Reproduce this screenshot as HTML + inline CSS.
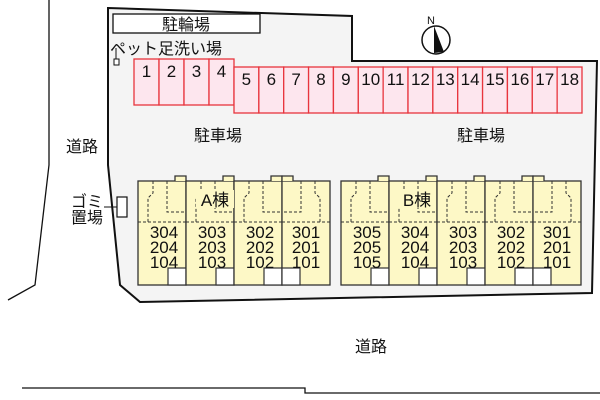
<!DOCTYPE html>
<html><head><meta charset="utf-8"><style>
html,body{margin:0;padding:0;background:#fff}
svg{display:block}
text{font-family:"Liberation Sans","Noto Sans CJK JP",sans-serif;fill:#111}
</style></head><body>
<svg width="600" height="400" viewBox="0 0 600 400" xmlns="http://www.w3.org/2000/svg">
<defs>
<g id="u">
<rect x="0" y="0" width="48" height="104" fill="#fdf8c6" stroke="#333" stroke-width="1.3"/>
<path d="M37,0 V-5 H48 V0" fill="#fdf8c6" stroke="#333" stroke-width="1.3"/>
<path d="M15,0 V12 L10,17 V41 M29,0 V31 H48 M0,41 H48" fill="none" stroke="#333" stroke-width="1" stroke-dasharray="3,2"/>
<rect x="30" y="87" width="18" height="17" fill="#fff" stroke="#333" stroke-width="1.2"/>
</g>
</defs>
<path d="M49,0 V165 L35,285 L8,300" fill="none" stroke="#111" stroke-width="1.3"/>
<path d="M22,388 H305 V393 H600" fill="none" stroke="#111" stroke-width="1.3"/>
<path d="M108,8 L352,16 V61 H597 L592,293 L140,302 L120,285 L108,165 Z" fill="#f4f4f4" stroke="#111" stroke-width="2"/>
<rect x="113" y="14" width="147" height="19" fill="#fff" stroke="#111" stroke-width="1.3"/>
<text x="186" y="30" font-size="16" text-anchor="middle">駐輪場</text>
<text x="110" y="54" font-size="16">ペット足洗い場</text>
<path d="M116,48 V59" stroke="#111" stroke-width="1"/>
<rect x="114" y="59" width="5" height="6" fill="#fff" stroke="#111" stroke-width="1"/>
<circle cx="436" cy="40" r="14" fill="#fff" stroke="#111" stroke-width="1.5"/>
<path d="M434,26 L444,52 L434,53 Z" fill="#111"/>
<text x="431" y="24" font-size="11" text-anchor="middle">N</text>
<g fill="#fde6ee" stroke="#e8353d" stroke-width="1.3">
<rect x="134" y="59" width="25" height="46"/><rect x="159" y="59" width="25" height="46"/><rect x="184" y="59" width="25" height="46"/><rect x="209" y="59" width="25" height="46"/>
<rect x="234" y="67" width="24.86" height="46"/><rect x="258.86" y="67" width="24.86" height="46"/><rect x="283.71" y="67" width="24.86" height="46"/><rect x="308.57" y="67" width="24.86" height="46"/><rect x="333.43" y="67" width="24.86" height="46"/><rect x="358.29" y="67" width="24.86" height="46"/><rect x="383.14" y="67" width="24.86" height="46"/><rect x="408" y="67" width="24.86" height="46"/><rect x="432.86" y="67" width="24.86" height="46"/><rect x="457.71" y="67" width="24.86" height="46"/><rect x="482.57" y="67" width="24.86" height="46"/><rect x="507.43" y="67" width="24.86" height="46"/><rect x="532.29" y="67" width="24.86" height="46"/><rect x="557.14" y="67" width="24.86" height="46"/>
</g>
<g font-size="17" text-anchor="middle">
<text x="146.5" y="77">1</text><text x="171.5" y="77">2</text><text x="196.5" y="77">3</text><text x="221.5" y="77">4</text>
<text x="246.4" y="85">5</text><text x="271.3" y="85">6</text><text x="296.1" y="85">7</text><text x="321" y="85">8</text><text x="345.9" y="85">9</text><text x="370.7" y="85">10</text><text x="395.6" y="85">11</text><text x="420.4" y="85">12</text><text x="445.3" y="85">13</text><text x="470.1" y="85">14</text><text x="495" y="85">15</text><text x="519.9" y="85">16</text><text x="544.7" y="85">17</text><text x="569.6" y="85">18</text>
</g>
<text x="218" y="141" font-size="16" text-anchor="middle">駐車場</text>
<text x="481" y="141" font-size="16" text-anchor="middle">駐車場</text>
<text x="82" y="152" font-size="16" text-anchor="middle">道路</text>
<text x="371" y="352" font-size="16" text-anchor="middle">道路</text>
<text x="87" y="207" font-size="16" text-anchor="middle">ゴミ</text>
<text x="87" y="223" font-size="16" text-anchor="middle">置場</text>
<path d="M104,207 H117" stroke="#111" stroke-width="1"/>
<rect x="117" y="197" width="10" height="20" fill="#fff" stroke="#111" stroke-width="1.2"/>
<use href="#u" x="138" y="181"/><use href="#u" x="186" y="181"/><use href="#u" x="234" y="181"/>
<use href="#u" transform="translate(330,181) scale(-1,1)"/>
<use href="#u" x="341" y="181"/><use href="#u" x="389" y="181"/><use href="#u" x="437" y="181"/><use href="#u" x="485" y="181"/>
<use href="#u" transform="translate(581,181) scale(-1,1)"/>
<rect x="196" y="190" width="38" height="18" fill="#fdf8c6"/>
<text x="215" y="206" font-size="17" text-anchor="middle">A棟</text>
<rect x="398" y="190" width="38" height="18" fill="#fdf8c6"/>
<text x="417" y="206" font-size="17" text-anchor="middle">B棟</text>
<g font-size="17" text-anchor="middle">
<text x="164" y="238">304</text><text x="164" y="253">204</text><text x="164" y="268">104</text>
<text x="212" y="238">303</text><text x="212" y="253">203</text><text x="212" y="268">103</text>
<text x="260" y="238">302</text><text x="260" y="253">202</text><text x="260" y="268">102</text>
<text x="306" y="238">301</text><text x="306" y="253">201</text><text x="306" y="268">101</text>
<text x="367" y="238">305</text><text x="367" y="253">205</text><text x="367" y="268">105</text>
<text x="415" y="238">304</text><text x="415" y="253">204</text><text x="415" y="268">104</text>
<text x="463" y="238">303</text><text x="463" y="253">203</text><text x="463" y="268">103</text>
<text x="511" y="238">302</text><text x="511" y="253">202</text><text x="511" y="268">102</text>
<text x="557" y="238">301</text><text x="557" y="253">201</text><text x="557" y="268">101</text>
</g>
</svg>
</body></html>
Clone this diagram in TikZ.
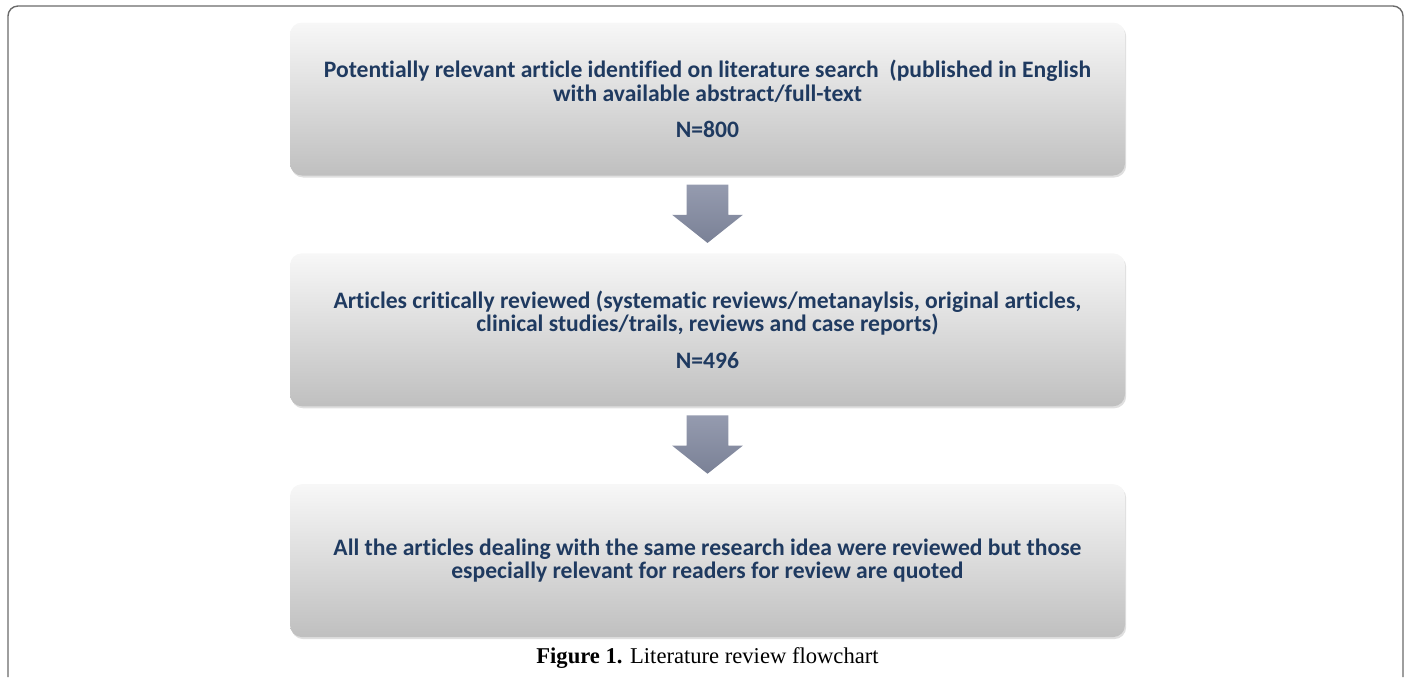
\documentclass[tikz,border=0pt]{standalone}
\usepackage{fontspec}
\setmainfont{Liberation Serif}
\newfontfamily\boxfont[Ligatures=NoCommon]{Carlito}
\usetikzlibrary{positioning,shapes.arrows,shadows}

\definecolor{boxtext}{HTML}{1F3A60}
\definecolor{frameline}{HTML}{6A6A6A}
\definecolor{arrtop}{HTML}{959BAF}
\definecolor{arrbot}{HTML}{7A8196}

\begin{document}
\begin{tikzpicture}[x=0.5pt, y=-0.5pt,
    stage/.style = {rounded corners=6pt, minimum width=417.5pt, minimum height=76.5pt,
        align=center, text=boxtext, font=\boxfont\bfseries\fontsize{11.8}{11.6}\selectfont,
        top color=white!97!black, bottom color=black!25,
        drop shadow={shadow xshift=0.6pt, shadow yshift=-1pt, opacity=0.25}},
    downarrow/.style = {single arrow, shape border rotate=270, minimum height=27.5pt,
        single arrow head extend=7.25pt, single arrow tip angle=103,
        inner sep=10.25pt, yshift=4.5pt, top color=arrtop, bottom color=arrbot}]

  \useasboundingbox (0,0) rectangle (1406,677);

  % Draw outer frame
  \draw[frameline, line width=0.7pt, rounded corners=5pt] (8,677) -- (8,6) -- (1403,6) -- (1403,677);

  % Stages of the review
  \node[stage] (search) at (707.5,99) {Potentially relevant article identified on literature search\ \ (published in English\\
      with available abstract/full-text\\[6.5pt] N=800};
  \node[stage, below=38.5pt of search] (reviewed) {Articles critically reviewed (systematic reviews/metanaylsis, original articles,\\
      clinical studies/trails, reviews and case reports)\\[6.5pt] N=496};
  \node[stage, below=38.5pt of reviewed] (quoted) {All the articles dealing with the same research idea were reviewed but those\\
      especially relevant for readers for review are quoted};

  % Draw block arrows between stages
  \path (search.south) -- (reviewed.north) node[midway, downarrow] (arrA) {};
  \path (reviewed.south) -- (quoted.north) node[midway, downarrow] (arrB) {};

  % Caption
  \node[font=\fontsize{11.3}{13}\selectfont] (caption) at (707.5,658) {\textbf{Figure 1.} Literature review flowchart};
\end{tikzpicture}
\end{document}
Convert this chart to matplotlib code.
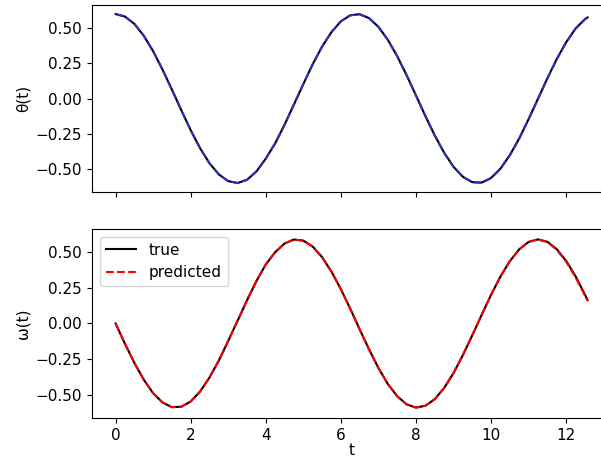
——————————
DIRECTIVE - Every line containing the string "this" must be listed.

RESULT -
Reproduce this screenshot as HTML + inline CSS.
Clone this diagram in TikZ.
Convert this chart to matplotlib code.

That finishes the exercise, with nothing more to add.